One year ago I found myself in the hospital battling a serious illness. I was perfectly healthy and suddenly I found myself in the hospital fighting fever, dehydration, lack of oxygen, and a dangerously low blood pressure. To begin with, I thought I was experiencing a little springtime fatigue; or at worst, the flu. However, what was brewing was more than I bargained for.
I had contracted a bacterium that appeared to be a viral infection. I was told to push fluids, rest, and it will run its course. Unfortunately, it ran its course straight into my kidneys. Within 2 days of seeing a doctor, I was in the hospital with a diagnosis of sepsis. The bacteria had entered my bloodstream and began to play games on my organs and mind. I’ll never forget hearing the diagnosis. My father-in-law had died of septic shock just 2 years before, so pictures of my funeral began to swim in my head. My husband and I locked eyes knowing the worst possible outcome of this illness, and prayed for the best.
This illness began a season in my life that has led me to reflect and transform my thinking. I remember lying in that lumpy hospital bed worrying about my students and their test scores. Our state testing was just 2 weeks away, and I was in the hospital!!!! I worried about who would be patient with Alonzo, my little ADHD comedian, to ensure he would focus during the test. I worried about my 2 resource students that needed just a little more remediation before the big days. I worried about all of my class in general. How will they do without me?? Will they get the test prep they need? It then dawned on me that I was sick- really sick, and I was worried about a test!!! Years of teaching for high stakes testing had me more concerned about test performance than my own health. All of a sudden, test scores, pacing guides, common assessments, and evaluations began to pale in comparison to this new challenge I was facing.
After several days in the hospital, I was determined to get back in the classroom with my third grade peanut gallery- fondly known for their antics, jokes, and silliness. Normally, I would have probably had “come on summer” attitude; but, I guess I craved what continues to drive me each day- TEACHING and LEARNING. I needed to center myself in my life’s purpose and calling.
Unfortunately, my body had fought too hard. It took the last 6 weeks of school plus the summer to recuperate. It was difficult to admit that I needed rest, but I would need every bit of my strength and energy for a special assignment that my administration wanted me to navigate. This assignment has been the most challenging of my career as it has involved many specialists, long hours of meetings, and emotional draining.
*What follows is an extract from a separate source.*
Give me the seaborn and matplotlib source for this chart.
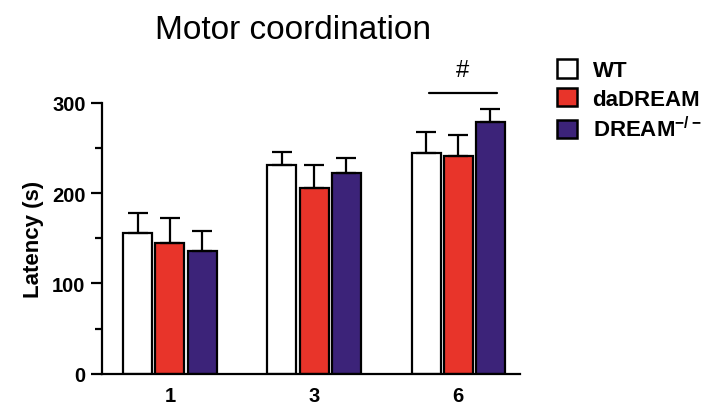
import numpy as np
import pandas as pd
import matplotlib
matplotlib.use("Agg")
import matplotlib.pyplot as plt
import seaborn as sns
from matplotlib.patches import Patch

# Data
timepoints = ["1", "3", "6"]
groups = ["WT", "daDREAM", r"DREAM$^{\mathbf{-/-}}$"]
wt_mean = [156, 231, 244]
wt_err = [22, 15, 24]
da_mean = [145, 206, 241]
da_err = [28, 25, 24]
ko_mean = [136, 222, 279]
ko_err = [22, 17, 14]

colors = ["#ffffff", "#e8342a", "#3c2379"]

df = pd.DataFrame({
    "time": timepoints * 3,
    "group": [g for g in groups for _ in timepoints],
    "latency": wt_mean + da_mean + ko_mean,
    "err": wt_err + da_err + ko_err,
})

sns.set_style("ticks", {"axes.edgecolor": "black", "text.color": "black",
                        "xtick.color": "black", "ytick.color": "black",
                        "axes.labelcolor": "black"})
plt.rcParams["font.family"] = ["Liberation Sans", "DejaVu Sans"]
plt.rcParams["mathtext.fontset"] = "custom"
plt.rcParams["mathtext.bf"] = "Liberation Sans:bold"
plt.rcParams["mathtext.rm"] = "Liberation Sans"

fig = plt.figure(figsize=(7.05, 4.06), dpi=100)
ax = fig.add_axes([0.145, 0.077, 0.593, 0.667])

sns.barplot(data=df, x="time", y="latency", hue="group", order=timepoints,
            hue_order=groups, palette=colors, saturation=1, width=0.67, gap=0.1,
            edgecolor="black", linewidth=1.6, errorbar=None, legend=False, ax=ax)

# one-sided error bars on top of each bar
for patch_set, g in zip(ax.containers, groups):
    sub = df[df["group"] == g].set_index("time").loc[timepoints]
    xs = [p.get_x() + p.get_width() / 2 for p in patch_set]
    ax.errorbar(xs, sub["latency"], yerr=[np.zeros(len(xs)), sub["err"]],
                fmt="none", ecolor="black", elinewidth=1.6, capsize=7, capthick=1.6)

ax.set_ylim(0, 300)
ax.set_xlim(-0.47, 2.43)
ax.set_yticks([0, 100, 200, 300])
ax.set_yticks([50, 150, 250], minor=True)
ax.tick_params(axis="y", which="major", length=8, width=1.6, labelsize=14.5, pad=4)
ax.tick_params(axis="y", which="minor", length=5, width=1.6)
ax.tick_params(axis="x", length=0, labelsize=14.5, pad=9)
for lbl in ax.get_xticklabels() + ax.get_yticklabels():
    lbl.set_fontweight("bold")
ax.set_xlabel("")
ax.set_ylabel("Latency (s)", fontsize=16, fontweight="bold", labelpad=6)
for s in ["left", "bottom"]:
    ax.spines[s].set_linewidth(1.6)
sns.despine(ax=ax)

# significance marker over timepoint 6
ax.plot([1.795, 2.27], [311, 311], color="black", lw=1.6, clip_on=False)
ax.text(2.03, 336, "#", ha="center", va="center", fontsize=17)

fig.text(0.415, 0.926, "Motor coordination", ha="center", va="center", fontsize=24)

handles = [Patch(facecolor=c, edgecolor="black", linewidth=1.8, label=g)
           for c, g in zip(colors, groups)]
fig.legend(handles=handles, loc="upper left", bbox_to_anchor=(0.79, 0.852),
           frameon=False, prop={"weight": "bold", "size": 16}, borderpad=0,
           borderaxespad=0, handlelength=0.9, handleheight=0.9,
           handletextpad=0.7, labelspacing=0.3)

fig.savefig("out.png", dpi=100)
When the new school year began in August, I quickly realized that I needed to find ways to channel some frustrations and anxiety that were out of my control. Coming from a religious family, I was taught to “feed my faith” when struggles come in life through devotionals, prayer, and connecting to encouraging people. On a professional level, I decided to do the same thing- I was inspired by professional books, listened to educational podcasts, and made new Twitter friends by building my Professional Learning Network. As I did this, my passion for teaching began to swell while dealing with a case that reeked of exhaustion and burnout. I chose to focus on teaching and learning; not on circumstances. In the face of the most difficult situation I've encountered professionally, I became centered and focused on why I became a teacher. During this past year, my colleagues commented, “I don’t know how you manage day after day with the challenges you face.”
My answer is that I stayed connected to my passion of teaching, and did not let circumstances influence what brings me joy on a daily basis. I’m not saying it was easy- it has been far from a Pollyanna picture. I’ve had my meltdowns, venting sessions, and fought disillusionment with the system. However, I chose to stay focused on the big picture and remain positive which has launched me in a fresh pursuit of career goals and aspirations.
In spite of the last 12 months, I have recommitted to my passion in the face of sickness and controversy. I feel embolden to return to the reason I became an educator- to teach children the joy of discovery, a passion for learning, and a desire to create. I recognized that I had fallen prey to the big bad wolf called “Standardized Testing.” If we as educators fall into this cycle of following a test to teach; we forfeit the joy and passion that educating our youth truly is. I had become bored as an educator conforming to something I was not by teaching uniformity to my students, all in the name of test scores. While data is important and has its place for an educational practitioner; it should only guide our instruction, not drive our instruction. I am now determined to find a way to connect students to the standards every day in a way that ignites enthusiasm and promotes creativity. I want to find my way back into a student-centered classroom. My heart says it can be done. What does yours say???